This paper proposes a quality framework for RDF graph summarization. It measures both the schema-level and the instance-level coverage of an RDF dataset achieved by RDF graph summarization approaches. The connectivity of a summary is also considered. The framework is used to evaluate three existing approaches based on a number of real-world RDF datasets.

The paper addresses an important research problem in the Semantic Web area. There have been many and various approaches to dataset summarization, but there is a lack of widely accepted evaluation criteria or an extensive empirical evaluation. This paper has the potential to meet the challenge, though its current form requires major revision.

I have two concerns about the proposed framework.

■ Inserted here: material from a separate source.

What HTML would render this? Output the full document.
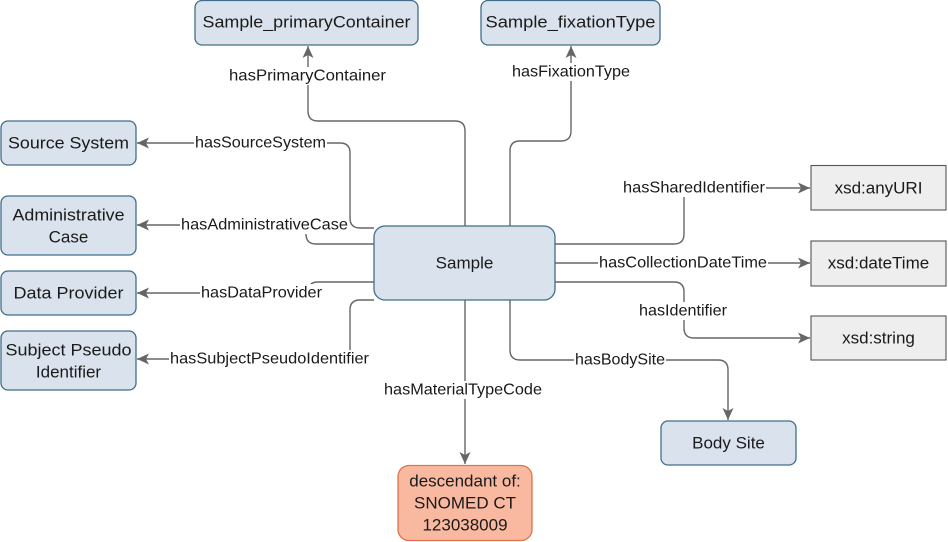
<!DOCTYPE html>
<html><head><meta charset="utf-8"><style>
body{margin:0;background:#fff;}
svg{display:block;font-family:"Liberation Sans",Arial,sans-serif;}
.n{fill:#dae3ed;stroke:#3f6f8a;stroke-width:1.3}
.g{fill:#eeeeee;stroke:#555;stroke-width:1.1}
.e{fill:none;stroke:#666;stroke-width:1.4}
.t{font-size:17px;fill:#1a1a1a;text-anchor:middle;dominant-baseline:central}
.l{font-size:16px;fill:#1a1a1a;text-anchor:middle;dominant-baseline:central}
.lb{fill:#fff}
</style></head><body>
<svg width="948" height="542" viewBox="0 0 948 542">
<defs><marker id="a" markerWidth="14" markerHeight="12" refX="12" refY="6" orient="auto" markerUnits="userSpaceOnUse"><path d="M0,0.5 L12,6 L0,11.5 L3,6 Z" fill="#666"/></marker></defs>
<path class="e" marker-end="url(#a)" d="M465,226 V131 Q465,121 455,121 H318 Q308,121 308,111 V46"/>
<path class="e" marker-end="url(#a)" d="M510,226 V151 Q510,141 520,141 H561 Q571,141 571,131 V46"/>
<path class="e" marker-end="url(#a)" d="M374,228 H360 Q350,228 350,218 V153 Q350,143 340,143 H137"/>
<path class="e" marker-end="url(#a)" d="M374,244 H316 Q306,244 306,234 V225 H137"/>
<path class="e" marker-end="url(#a)" d="M374,282 H318 Q308,282 308,292 V293 H137"/>
<path class="e" marker-end="url(#a)" d="M374,300 H360 Q350,300 350,310 V359 H137"/>
<path class="e" marker-end="url(#a)" d="M465,300 V464"/>
<path class="e" marker-end="url(#a)" d="M510,300 V350 Q510,360 520,360 H718 Q728,360 728,370 V420"/>
<path class="e" marker-end="url(#a)" d="M555,244 H674 Q684,244 684,234 V188 H810"/>
<path class="e" marker-end="url(#a)" d="M555,263 H810"/>
<path class="e" marker-end="url(#a)" d="M555,282 H674 Q684,282 684,292 V328 Q684,338 694,338 H810"/>
<rect class="lb" x="228" y="67" width="159" height="18"/><text class="l" x="307.5" y="76" textLength="157" lengthAdjust="spacingAndGlyphs">hasPrimaryContainer</text>
<rect class="lb" x="511" y="63" width="120" height="18"/><text class="l" x="571" y="72" textLength="118" lengthAdjust="spacingAndGlyphs">hasFixationType</text>
<rect class="lb" x="194" y="134" width="133" height="18"/><text class="l" x="260.5" y="143" textLength="131" lengthAdjust="spacingAndGlyphs">hasSourceSystem</text>
<rect class="lb" x="180" y="216" width="169" height="18"/><text class="l" x="264.5" y="225" textLength="167" lengthAdjust="spacingAndGlyphs">hasAdministrativeCase</text>
<rect class="lb" x="200" y="284" width="123" height="18"/><text class="l" x="261.5" y="293" textLength="121" lengthAdjust="spacingAndGlyphs">hasDataProvider</text>
<rect class="lb" x="169" y="350" width="201" height="18"/><text class="l" x="269.5" y="359" textLength="199" lengthAdjust="spacingAndGlyphs">hasSubjectPseudoIdentifier</text>
<rect class="lb" x="383" y="381" width="160" height="18"/><text class="l" x="463" y="390" textLength="158" lengthAdjust="spacingAndGlyphs">hasMaterialTypeCode</text>
<rect class="lb" x="574" y="351" width="92" height="18"/><text class="l" x="620" y="360" textLength="90" lengthAdjust="spacingAndGlyphs">hasBodySite</text>
<rect class="lb" x="622" y="179" width="144" height="18"/><text class="l" x="694" y="188" textLength="142" lengthAdjust="spacingAndGlyphs">hasSharedIdentifier</text>
<rect class="lb" x="598" y="254" width="170" height="18"/><text class="l" x="683" y="263" textLength="168" lengthAdjust="spacingAndGlyphs">hasCollectionDateTime</text>
<rect class="lb" x="638" y="302" width="90" height="18"/><text class="l" x="683" y="311" textLength="88" lengthAdjust="spacingAndGlyphs">hasIdentifier</text>
<rect class="n" x="195" y="0.5" width="223" height="44.5" rx="7"/><text class="t" x="306.5" y="22" textLength="208" lengthAdjust="spacingAndGlyphs">Sample_primaryContainer</text>
<rect class="n" x="481" y="0.5" width="179" height="44.5" rx="7"/><text class="t" x="570.5" y="22" textLength="170" lengthAdjust="spacingAndGlyphs">Sample_fixationType</text>
<rect class="n" x="1" y="121" width="135" height="44" rx="7"/><text class="t" x="68.5" y="143" textLength="121" lengthAdjust="spacingAndGlyphs">Source System</text>
<rect class="n" x="1" y="196" width="135" height="59" rx="7"/><text class="t" x="68.5" y="215" textLength="112" lengthAdjust="spacingAndGlyphs">Administrative</text><text class="t" x="68.5" y="237">Case</text>
<rect class="n" x="1" y="271" width="135" height="44" rx="7"/><text class="t" x="68.5" y="293" textLength="110" lengthAdjust="spacingAndGlyphs">Data Provider</text>
<rect class="n" x="1" y="331" width="135" height="59" rx="7"/><text class="t" x="68.5" y="350" textLength="126" lengthAdjust="spacingAndGlyphs">Subject Pseudo</text><text class="t" x="68.5" y="372">Identifier</text>
<rect class="n" x="374" y="226" width="181" height="74" rx="11"/><text class="t" x="464.5" y="263">Sample</text>
<rect class="g" x="811" y="165.5" width="135" height="44.5"/><text class="t" x="878.5" y="188">xsd:anyURI</text>
<rect class="g" x="811" y="241" width="135" height="45"/><text class="t" x="878.5" y="263">xsd:dateTime</text>
<rect class="g" x="811" y="316" width="135" height="44"/><text class="t" x="878.5" y="338">xsd:string</text>
<rect class="n" x="661" y="421" width="135" height="44" rx="7"/><text class="t" x="728.5" y="443">Body Site</text>
<rect x="398" y="465.5" width="134" height="75" rx="11" fill="#f8b9a0" stroke="#e0714a" stroke-width="1.3"/>
<text class="t" x="465" y="481">descendant of:</text><text class="t" x="465" y="503">SNOMED CT</text><text class="t" x="465" y="525">123038009</text>
</svg>
</body></html>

1. All the evaluation criteria are defined over knowledge patterns. The authors claim that their framework can be used to evaluate any RDF summarization algorithm. How could you prove that all such algorithms can be appropriately transformed into knowledge patterns? In particular, some approaches not mentioned in the related work section define a summary of an RDF graph as a subgraph extracted from it, rather than in an aggregate schema-like form, say "Structural Properties as Proxy for Semantic Relevance in RDF Graph Sampling" (ISWC '14) and "Generating Illustrative Snippets for Open Data on the Web" (WSDM '17). I'm not sure if it is possible and appropriate to regard such summaries as knowledge patterns.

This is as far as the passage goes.